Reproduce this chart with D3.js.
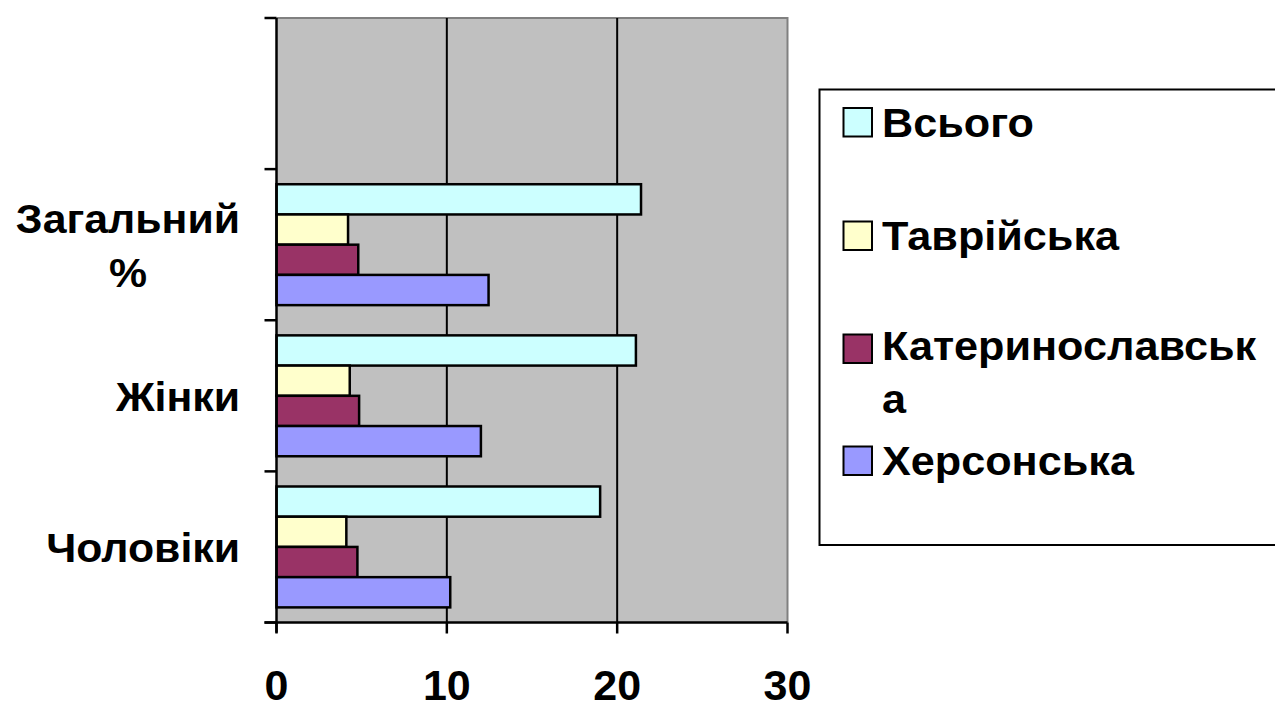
<!DOCTYPE html>
<html><head><meta charset="utf-8">
<script src="https://cdn.jsdelivr.net/npm/d3@7"></script>
<style>
html,body{margin:0;padding:0;background:#fff;}
svg{display:block;font-family:"Liberation Sans",Arial,sans-serif;font-weight:bold;}
</style></head>
<body><svg id="c" width="1275" height="707"></svg>
<script>
const categories = ["", "Загальний %", "Жінки", "Чоловіки"];
const series = ["Всього", "Таврійська", "Катеринославська", "Херсонська"];
const vsogo = [null, 21.4, 21.1, 19.0];
const tavriyska = [null, 4.2, 4.3, 4.1];
const katerynoslavska = [null, 4.8, 4.85, 4.75];
const khersonska = [null, 12.45, 12.0, 10.2];
const xTicks = [0, 10, 20, 30];
const colors = ["#CCFFFF", "#FFFFCC", "#993366", "#9999FF"];
const values = [vsogo, tavriyska, katerynoslavska, khersonska];

const svg = d3.select("#c");
const L = 276.5, R = 787.5, T = 18, B = 622.5;
const x = d3.scaleLinear().domain([0, 30]).range([L, R]);
const y0 = d3.scaleBand().domain(categories).range([T, B]).padding(0);
const y1 = d3.scaleBand().domain(series).range([0, y0.bandwidth()]).paddingInner(0).paddingOuter(0.5);

// plot background
svg.append("rect").attr("x", L).attr("y", T).attr("width", R - L).attr("height", B - T)
  .attr("fill", "#C0C0C0");
// top/right border gray
svg.append("path").attr("d", `M${L},${T}H${R}V${B}`).attr("fill", "none")
  .attr("stroke", "#808080").attr("stroke-width", 2);
// gridlines
svg.append("g").selectAll("line").data(xTicks.filter(d => d > 0 && d < 30)).join("line")
  .attr("x1", d => x(d)).attr("x2", d => x(d)).attr("y1", T).attr("y2", B)
  .attr("stroke", "#000").attr("stroke-width", 2);

// bars
const g = svg.append("g");
categories.forEach((c, ci) => {
  series.forEach((s, si) => {
    const v = values[si][ci];
    if (v == null) return;
    g.append("rect")
      .attr("x", x(0)).attr("y", y0(c) + y1(s))
      .attr("width", x(v) - x(0)).attr("height", y1.bandwidth())
      .attr("fill", colors[si]).attr("stroke", "#000").attr("stroke-width", 2.5);
  });
});

// y axis
const yTickPos = categories.map(c => y0(c)).concat([B]);
svg.append("line").attr("x1", L).attr("x2", L).attr("y1", T).attr("y2", B + 10)
  .attr("stroke", "#000").attr("stroke-width", 2.5);
svg.append("g").selectAll("line").data(yTickPos).join("line")
  .attr("x1", L - 12).attr("x2", L).attr("y1", d => d).attr("y2", d => d)
  .attr("stroke", "#000").attr("stroke-width", 2.5);
// x axis
svg.append("line").attr("x1", L - 12).attr("x2", R).attr("y1", B).attr("y2", B)
  .attr("stroke", "#000").attr("stroke-width", 2.5);
svg.append("g").selectAll("line").data(xTicks).join("line")
  .attr("x1", d => x(d)).attr("x2", d => x(d)).attr("y1", B).attr("y2", B + 11)
  .attr("stroke", "#000").attr("stroke-width", 2.5);
svg.append("g").selectAll("text").data(xTicks).join("text")
  .attr("x", d => x(d)).attr("y", 700).attr("text-anchor", "middle")
  .attr("font-size", 43).text(d => d);

// category labels
const catG = svg.append("g");
categories.forEach(c => {
  if (!c) return;
  const cy = y0(c) + y0.bandwidth() / 2;
  const lines = c === "Загальний %" ? ["Загальний", "%"] : [c];
  const lh = 54;
  const tg = catG.append("g").attr("transform", `translate(240,0) scale(1.07,1)`);
  const texts = lines.map((ln, i) => tg.append("text")
    .attr("x", 0).attr("y", cy + 15 + (i - (lines.length - 1) / 2) * lh)
    .attr("text-anchor", "end").attr("font-size", 40).text(ln));
  if (lines.length > 1) {
    const w0 = texts[0].node().getComputedTextLength();
    texts.forEach(t => t.attr("text-anchor", "middle").attr("x", -w0 / 2));
  }
});

// legend
svg.append("rect").attr("x", 819.5).attr("y", 89.5).attr("width", 470).attr("height", 455.5)
  .attr("fill", "#fff").attr("stroke", "#000").attr("stroke-width", 2);
const legend = [
  {sy: 108, lines: ["Всього"], base: 137},
  {sy: 221.5, lines: ["Таврійська"], base: 250},
  {sy: 334.5, lines: ["Катеринославськ", "а"], base: 360},
  {sy: 446.5, lines: ["Херсонська"], base: 475}
];
legend.forEach((e, i) => {
  svg.append("rect").attr("x", 843.5).attr("y", e.sy).attr("width", 28.5).attr("height", 28.5)
    .attr("fill", colors[i]).attr("stroke", "#000").attr("stroke-width", 2);
  const tg = svg.append("g").attr("transform", `translate(882,0) scale(1.08,1)`);
  e.lines.forEach((ln, j) => {
    tg.append("text").attr("x", 0).attr("y", e.base + j * 53.3)
      .attr("font-size", 40).text(ln);
  });
});
</script></body></html>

Problem to solve: Without the pictures, print the whole listing exactly as given.

Written solution:
Reproduce this chart with D3.js.
<!DOCTYPE html>
<html><head><meta charset="utf-8">
<script src="https://cdn.jsdelivr.net/npm/d3@7"></script>
<style>
html,body{margin:0;padding:0;background:#fff;}
svg{display:block;font-family:"Liberation Sans",Arial,sans-serif;font-weight:bold;}
</style></head>
<body><svg id="c" width="1275" height="707"></svg>
<script>
const categories = ["", "Загальний %", "Жінки", "Чоловіки"];
const series = ["Всього", "Таврійська", "Катеринославська", "Херсонська"];
const vsogo = [null, 21.4, 21.1, 19.0];
const tavriyska = [null, 4.2, 4.3, 4.1];
const katerynoslavska = [null, 4.8, 4.85, 4.75];
const khersonska = [null, 12.45, 12.0, 10.2];
const xTicks = [0, 10, 20, 30];
const colors = ["#CCFFFF", "#FFFFCC", "#993366", "#9999FF"];
const values = [vsogo, tavriyska, katerynoslavska, khersonska];

const svg = d3.select("#c");
const L = 276.5, R = 787.5, T = 18, B = 622.5;
const x = d3.scaleLinear().domain([0, 30]).range([L, R]);
const y0 = d3.scaleBand().domain(categories).range([T, B]).padding(0);
const y1 = d3.scaleBand().domain(series).range([0, y0.bandwidth()]).paddingInner(0).paddingOuter(0.5);

// plot background
svg.append("rect").attr("x", L).attr("y", T).attr("width", R - L).attr("height", B - T)
  .attr("fill", "#C0C0C0");
// top/right border gray
svg.append("path").attr("d", `M${L},${T}H${R}V${B}`).attr("fill", "none")
  .attr("stroke", "#808080").attr("stroke-width", 2);
// gridlines
svg.append("g").selectAll("line").data(xTicks.filter(d => d > 0 && d < 30)).join("line")
  .attr("x1", d => x(d)).attr("x2", d => x(d)).attr("y1", T).attr("y2", B)
  .attr("stroke", "#000").attr("stroke-width", 2);

// bars
const g = svg.append("g");
categories.forEach((c, ci) => {
  series.forEach((s, si) => {
    const v = values[si][ci];
    if (v == null) return;
    g.append("rect")
      .attr("x", x(0)).attr("y", y0(c) + y1(s))
      .attr("width", x(v) - x(0)).attr("height", y1.bandwidth())
      .attr("fill", colors[si]).attr("stroke", "#000").attr("stroke-width", 2.5);
  });
});

// y axis
const yTickPos = categories.map(c => y0(c)).concat([B]);
svg.append("line").attr("x1", L).attr("x2", L).attr("y1", T).attr("y2", B + 10)
  .attr("stroke", "#000").attr("stroke-width", 2.5);
svg.append("g").selectAll("line").data(yTickPos).join("line")
  .attr("x1", L - 12).attr("x2", L).attr("y1", d => d).attr("y2", d => d)
  .attr("stroke", "#000").attr("stroke-width", 2.5);
// x axis
svg.append("line").attr("x1", L - 12).attr("x2", R).attr("y1", B).attr("y2", B)
  .attr("stroke", "#000").attr("stroke-width", 2.5);
svg.append("g").selectAll("line").data(xTicks).join("line")
  .attr("x1", d => x(d)).attr("x2", d => x(d)).attr("y1", B).attr("y2", B + 11)
  .attr("stroke", "#000").attr("stroke-width", 2.5);
svg.append("g").selectAll("text").data(xTicks).join("text")
  .attr("x", d => x(d)).attr("y", 700).attr("text-anchor", "middle")
  .attr("font-size", 43).text(d => d);

// category labels
const catG = svg.append("g");
categories.forEach(c => {
  if (!c) return;
  const cy = y0(c) + y0.bandwidth() / 2;
  const lines = c === "Загальний %" ? ["Загальний", "%"] : [c];
  const lh = 54;
  const tg = catG.append("g").attr("transform", `translate(240,0) scale(1.07,1)`);
  const texts = lines.map((ln, i) => tg.append("text")
    .attr("x", 0).attr("y", cy + 15 + (i - (lines.length - 1) / 2) * lh)
    .attr("text-anchor", "end").attr("font-size", 40).text(ln));
  if (lines.length > 1) {
    const w0 = texts[0].node().getComputedTextLength();
    texts.forEach(t => t.attr("text-anchor", "middle").attr("x", -w0 / 2));
  }
});

// legend
svg.append("rect").attr("x", 819.5).attr("y", 89.5).attr("width", 470).attr("height", 455.5)
  .attr("fill", "#fff").attr("stroke", "#000").attr("stroke-width", 2);
const legend = [
  {sy: 108, lines: ["Всього"], base: 137},
  {sy: 221.5, lines: ["Таврійська"], base: 250},
  {sy: 334.5, lines: ["Катеринославськ", "а"], base: 360},
  {sy: 446.5, lines: ["Херсонська"], base: 475}
];
legend.forEach((e, i) => {
  svg.append("rect").attr("x", 843.5).attr("y", e.sy).attr("width", 28.5).attr("height", 28.5)
    .attr("fill", colors[i]).attr("stroke", "#000").attr("stroke-width", 2);
  const tg = svg.append("g").attr("transform", `translate(882,0) scale(1.08,1)`);
  e.lines.forEach((ln, j) => {
    tg.append("text").attr("x", 0).attr("y", e.base + j * 53.3)
      .attr("font-size", 40).text(ln);
  });
});
</script></body></html>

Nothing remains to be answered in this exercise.